**PROBLEM TO WORK ON:** Your output is the lines from the first one to the one containing "x_pos = [i + 0.5 for i in range(len(groups))]", repeated exactly, with images left out.

**AVAILABLE DATA:**
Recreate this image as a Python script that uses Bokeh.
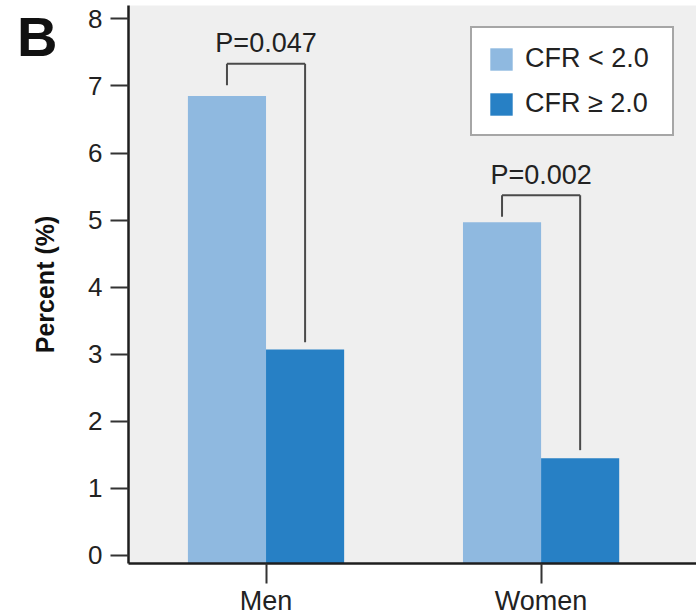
from bokeh.plotting import figure
from bokeh.models import (ColumnDataSource, Range1d, FixedTicker, LinearAxis,
                          Legend, LegendItem)
from bokeh.transform import dodge
from bokeh.embed import file_html
from bokeh.resources import INLINE

# ---------------- data ----------------
groups = ["Men", "Women"]
cfr_low = [6.85, 4.97]        # CFR < 2.0
cfr_high = [3.07, 1.45]       # CFR >= 2.0
series_labels = ["CFR < 2.0", "CFR \u2265 2.0"]
p_labels = ["P=0.047", "P=0.002"]
bracket_top = [7.33, 5.37]
bracket_left_end = [7.01, 5.05]
bracket_right_end = [3.18, 1.57]
y_ticks = [0, 1, 2, 3, 4, 5, 6, 7, 8]
y_label = "Percent (%)"
panel_letter = "B"

# ---------------- style / layout ----------------
FONT = "Liberation Sans"
LIGHT = "#8fb9e0"
DARK = "#2780c5"
BG = "#efefef"
INK = "#1e1e1e"
Y_START, Y_END = -0.12, 8.2
X_START, X_END = 0.0, 2.065
OFF = 0.142
BAR_W = 0.284
P_GAP = 0.31
LETTER_Y = 7.87     # vertical anchor of the panel letter (left margin)

# category slot centres on the numeric axis
x_pos = [i + 0.5 for i in range(len(groups))]

src = ColumnDataSource(dict(
    x=x_pos, grp=groups, low=cfr_low, high=cfr_high, ptxt=p_labels,
    btop=bracket_top, bl=bracket_left_end, br=bracket_right_end,
    ty=[b + P_GAP for b in bracket_top],
    base=[Y_START] * len(groups),
))

p = figure(
    x_range=Range1d(X_START, X_END),
    y_range=Range1d(Y_START, Y_END),
    frame_width=568, frame_height=558,
    min_border_left=128, min_border_right=0, min_border_top=5, min_border_bottom=52,
    output_backend="svg", toolbar_location=None,
    background_fill_color=BG, border_fill_color="white",
)
p.outline_line_color = None
p.xgrid.visible = False
p.ygrid.visible = False

r_low = p.vbar(x=dodge("x", -OFF), top="low", bottom="base",
               width=BAR_W, source=src, fill_color=LIGHT, line_color=None)
r_high = p.vbar(x=dodge("x", OFF), top="high", bottom="base",
                width=BAR_W, source=src, fill_color=DARK, line_color=None)

# significance brackets
BR_COL = "#4a4a4a"
p.segment(x0=dodge("x", -OFF), x1=dodge("x", -OFF),
          y0="bl", y1="btop", source=src, line_color=BR_COL, line_width=2)
p.segment(x0=dodge("x", -OFF), x1=dodge("x", OFF),
          y0="btop", y1="btop", source=src, line_color=BR_COL, line_width=2)
p.segment(x0=dodge("x", OFF), x1=dodge("x", OFF),
          y0="btop", y1="br", source=src, line_color=BR_COL, line_width=2)
p.text(x="x", y="ty", text="ptxt", source=src,
       text_align="center", text_baseline="alphabetic",
       text_font={"value": FONT}, text_font_size="27px", text_color="#222222")

# axes
ya = p.yaxis[0]
ya.ticker = FixedTicker(ticks=y_ticks)
ya.axis_label = y_label
ya.axis_label_text_font = FONT
ya.axis_label_text_font_style = "bold"
ya.axis_label_text_font_size = "25px"
ya.axis_label_text_color = "#111111"
ya.axis_label_standoff = 26
ya.major_label_text_font = FONT
ya.major_label_text_font_size = "26px"
ya.major_label_text_color = "#222222"
ya.major_label_standoff = 8
ya.major_tick_out = 18
ya.major_tick_in = 0
ya.minor_tick_out = 0
ya.minor_tick_in = 0
ya.major_tick_line_width = 2
ya.major_tick_line_color = "#333333"
ya.axis_line_width = 2.5
ya.axis_line_color = INK

xa = p.xaxis[0]
xa.ticker = FixedTicker(ticks=x_pos)
xa.major_label_overrides = {xv: g for xv, g in zip(x_pos, groups)}
xa.major_label_text_font = FONT
xa.major_label_text_font_size = "27px"
xa.major_label_text_color = "#222222"
xa.major_label_standoff = 2
xa.major_tick_out = 20
xa.major_tick_in = 0
xa.minor_tick_out = 0
xa.minor_tick_in = 0
xa.major_tick_line_width = 2
xa.major_tick_line_color = "#333333"
xa.axis_line_width = 2.5
xa.axis_line_color = INK

# panel letter: a bare outer left axis carrying one label
letter_axis = LinearAxis(
    ticker=FixedTicker(ticks=[LETTER_Y], minor_ticks=[]),
    major_label_overrides={LETTER_Y: panel_letter},
    axis_line_color=None, major_tick_line_color=None, minor_tick_line_color=None,
    major_tick_out=0, major_tick_in=0, minor_tick_out=0, minor_tick_in=0,
    major_label_standoff=-29,
    major_label_text_font=FONT, major_label_text_font_size="56px",
    major_label_text_font_style="bold", major_label_text_color="#111111",
)
p.add_layout(letter_axis, "left")

# legend
legend = Legend(
    items=[LegendItem(label=series_labels[0], renderers=[r_low]),
           LegendItem(label=series_labels[1], renderers=[r_high])],
    location=(342, 427),
    border_line_color="#4d4d4d", border_line_width=2.5,
    background_fill_color="white", background_fill_alpha=1.0,
    glyph_width=28, glyph_height=28,
    label_text_font=FONT, label_text_font_size="27px", label_text_color="#222222",
    padding=15, spacing=14, label_standoff=10, margin=0, label_width=132,
)
p.add_layout(legend)

open("out.html", "w").write(file_html(p, INLINE))
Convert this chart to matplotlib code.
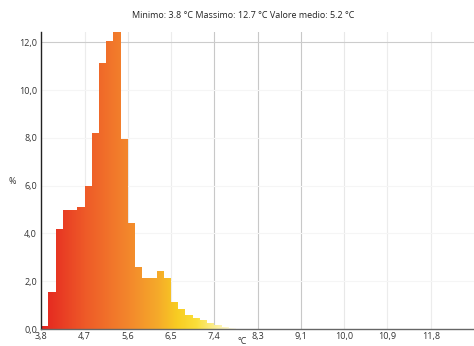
import numpy as np
import matplotlib
matplotlib.use("Agg")
import matplotlib.pyplot as plt
from matplotlib.colors import LinearSegmentedColormap
from matplotlib.path import Path
from matplotlib.patches import PathPatch
from decimal import Decimal, ROUND_HALF_UP

plt.rcParams['font.family'] = ['Open Sans', 'DejaVu Sans']

# histogram of temperatures, 60 equal bins between min and max (only non-empty ones listed)
t_min, t_max, n_bins = 3.8, 12.7, 60
t_mean = 5.2
percent = [0.12, 1.56, 4.2, 4.97, 4.97, 5.1, 5.98, 8.19, 11.14, 12.06, 12.44, 7.96,
           4.43, 2.6, 2.12, 2.12, 2.44, 2.12, 1.14, 0.84, 0.59, 0.48, 0.38, 0.26,
           0.15, 0.08, 0.03]
y_ticks = [0, 2, 4, 6, 8, 10, 12]
# shade of each vertical grid line (one per x tick after the first)
vgrid_col = ['#ececec', '#e8e8e8', '#ececec', '#c8c8c8', '#c8c8c8', '#c8c8c8',
             '#e8e8e8', '#ececec', '#ececec']

# colour ramp along the temperature axis
ramp_pos = [3.8, 4.7, 5.6, 6.2, 6.6, 7.0, 7.4, 7.8]
ramp_col = ['#e42320', '#ee5a28', '#f3872c', '#f5aa2a', '#f8cc22', '#fadf3a', '#fcef98', '#fffdf0']


def fmt(v):
    d = Decimal(str(round(float(v), 6))).quantize(Decimal('0.1'), rounding=ROUND_HALF_UP)
    return str(d).replace('.', ',')


width = (t_max - t_min) / n_bins
left = t_min + width * np.arange(len(percent))
x_ticks = t_min + (t_max - t_min) / 10 * np.arange(10)

fig = plt.figure(figsize=(4.74, 3.46), dpi=100)
ax = fig.add_axes([0.087, 0.049, 0.913, 0.859])

bars = ax.bar(left, percent, width=width, align='edge', color='none', edgecolor='none', zorder=2)
paths = [b.get_path().transformed(b.get_patch_transform()) for b in bars]
clip = PathPatch(Path.make_compound_path(*paths), transform=ax.transData,
                 facecolor='none', edgecolor='none')
ax.add_patch(clip)

stops = [(p - ramp_pos[0]) / (ramp_pos[-1] - ramp_pos[0]) for p in ramp_pos]
cmap = LinearSegmentedColormap.from_list('temp', list(zip(stops, ramp_col)))
grad = np.linspace(0, 1, 400).reshape(1, -1)
im = ax.imshow(grad, cmap=cmap, aspect='auto', extent=(ramp_pos[0], ramp_pos[-1], 0, max(percent)),
               origin='lower', zorder=2, interpolation='bilinear')
im.set_clip_path(clip)

ax.set_xlim(t_min, t_max)
ax.set_ylim(0, max(percent))

ax.set_xticks(x_ticks)
ax.set_xticklabels([fmt(v) for v in x_ticks])
ax.set_yticks(y_ticks)
ax.set_yticklabels([fmt(v) for v in y_ticks])
ax.tick_params(length=0, labelsize=6.5, colors='#333333', pad=3)
ax.tick_params(axis='x', pad=2)

for x, c in zip(x_ticks[1:], vgrid_col):
    ax.axvline(x, color=c, lw=0.8, zorder=1)
for y in y_ticks[1:-1]:
    ax.axhline(y, color='#f5f5f5', lw=0.8, zorder=1)
ax.axhline(12, color='#cccccc', lw=0.8, zorder=1)

for s in ['top', 'right']:
    ax.spines[s].set_visible(False)
ax.spines['left'].set_color('#222222')
ax.spines['left'].set_linewidth(1.0)
ax.spines['bottom'].set_color('#666666')
ax.spines['bottom'].set_linewidth(1.0)

fig.text(12 / 474, 1 - 181 / 346, '%', fontsize=6.5, ha='center', va='center', color='#333333')
fig.text(242 / 474, 1 - 342 / 346, '°C', fontsize=6.5, ha='center', va='center', color='#333333')
fig.text(243 / 474, 1 - 16 / 346,
         f"Minimo: {t_min} °C Massimo: {t_max} °C Valore medio: {t_mean} °C",
         fontsize=6.5, ha='center', va='center', color='#222222')

fig.savefig('out.png', dpi=100)
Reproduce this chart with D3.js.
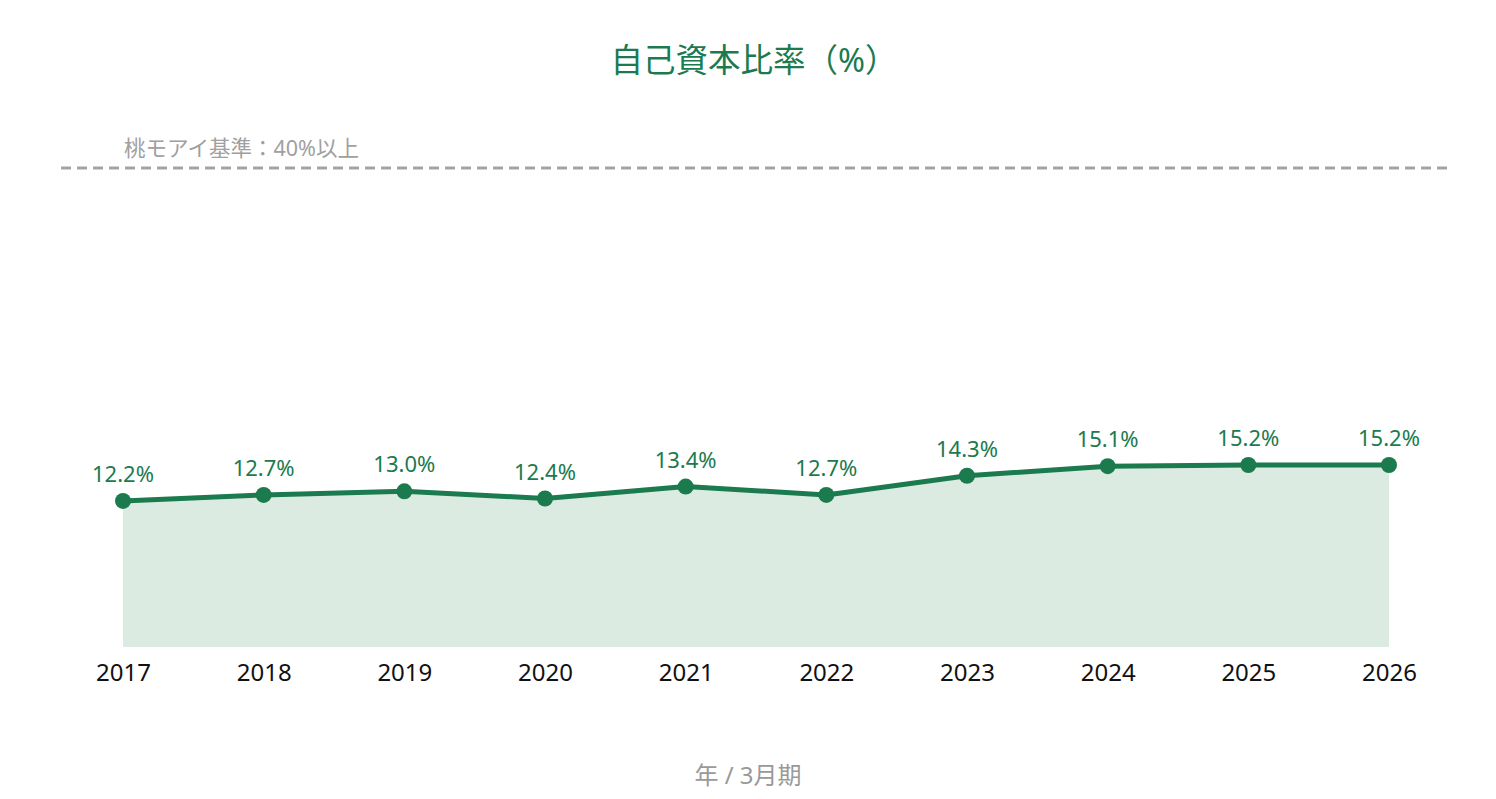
<!DOCTYPE html>
<html><head><meta charset="utf-8">
<script src="https://cdn.jsdelivr.net/npm/d3@7"></script>
<style>body{margin:0;background:#fff;} svg{display:block;font-family:"Noto Sans","Noto Sans CJK JP",sans-serif;}</style>
</head><body>
<svg id="c" width="1496" height="799"></svg>
<script>
const years = ["2017","2018","2019","2020","2021","2022","2023","2024","2025","2026"];
const ratios = [12.2, 12.7, 13.0, 12.4, 13.4, 12.7, 14.3, 15.1, 15.2, 15.2];
const benchmark = 40;
const benchmarkLabel = "桃モアイ基準：40%以上";
const title = "自己資本比率（%）";
const xTitle = "年 / 3月期";

const FONT = "'Noto Sans','Noto Sans CJK JP',sans-serif";
const svg = d3.select("#c");
const green = "#1b7a4e";
const x = d3.scalePoint().domain(years).range([123, 1389]);
const y = d3.scaleLinear().domain([0, 40]).range([647, 168]);

svg.append("text").attr("x", 754).attr("y", 72).attr("text-anchor", "middle")
  .attr("font-size", 32.5).attr("font-weight", 400).attr("fill", green).text(title);

svg.append("line").attr("x1", 61).attr("x2", 1453).attr("y1", y(benchmark)).attr("y2", y(benchmark))
  .attr("stroke", "#a3a3a3").attr("stroke-width", 3).attr("stroke-dasharray", "10,6");
svg.append("text").attr("x", 124).attr("y", 156).attr("font-size", 21.5).attr("fill", "#a0a0a0").text(benchmarkLabel);

const data = years.map((d, i) => ({year: d, v: ratios[i]}));
svg.append("path").datum(data)
  .attr("d", d3.area().x(d => x(d.year)).y0(y(0)).y1(d => y(d.v)))
  .attr("fill", "#dcebe2");
svg.append("path").datum(data)
  .attr("d", d3.line().x(d => x(d.year)).y(d => y(d.v)))
  .attr("fill", "none").attr("stroke", green).attr("stroke-width", 5).attr("stroke-linejoin", "round");
svg.selectAll("circle.pt").data(data).join("circle")
  .attr("cx", d => x(d.year)).attr("cy", d => y(d.v)).attr("r", 8).attr("fill", green);
svg.selectAll("text.val").data(data).join("text").attr("class", "val")
  .attr("x", d => x(d.year)).attr("y", d => y(d.v) - 19).attr("text-anchor", "middle")
  .attr("font-size", 22).attr("fill", green).text(d => d.v.toFixed(1) + "%");

const ax = svg.append("g").attr("transform", `translate(0,${y(0)})`)
  .call(d3.axisBottom(x).tickSize(0).tickPadding(17));
ax.select(".domain").remove();
ax.selectAll("text").attr("font-size", 24).attr("fill", "#111").attr("font-family", FONT);

svg.append("text").attr("x", 748).attr("y", 784).attr("text-anchor", "middle")
  .attr("font-size", 24).attr("fill", "#999").text(xTitle);
</script>
</body></html>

**WORKED ANSWER:**
Recreate this image as a Python script that uses Bokeh.
from bokeh.plotting import figure
from bokeh.models import (ColumnDataSource, Range1d, FixedTicker, LinearAxis,
                          Legend, LegendItem)
from bokeh.transform import dodge
from bokeh.embed import file_html
from bokeh.resources import INLINE

# ---------------- data ----------------
groups = ["Men", "Women"]
cfr_low = [6.85, 4.97]        # CFR < 2.0
cfr_high = [3.07, 1.45]       # CFR >= 2.0
series_labels = ["CFR < 2.0", "CFR \u2265 2.0"]
p_labels = ["P=0.047", "P=0.002"]
bracket_top = [7.33, 5.37]
bracket_left_end = [7.01, 5.05]
bracket_right_end = [3.18, 1.57]
y_ticks = [0, 1, 2, 3, 4, 5, 6, 7, 8]
y_label = "Percent (%)"
panel_letter = "B"

# ---------------- style / layout ----------------
FONT = "Liberation Sans"
LIGHT = "#8fb9e0"
DARK = "#2780c5"
BG = "#efefef"
INK = "#1e1e1e"
Y_START, Y_END = -0.12, 8.2
X_START, X_END = 0.0, 2.065
OFF = 0.142
BAR_W = 0.284
P_GAP = 0.31
LETTER_Y = 7.87     # vertical anchor of the panel letter (left margin)

# category slot centres on the numeric axis
x_pos = [i + 0.5 for i in range(len(groups))]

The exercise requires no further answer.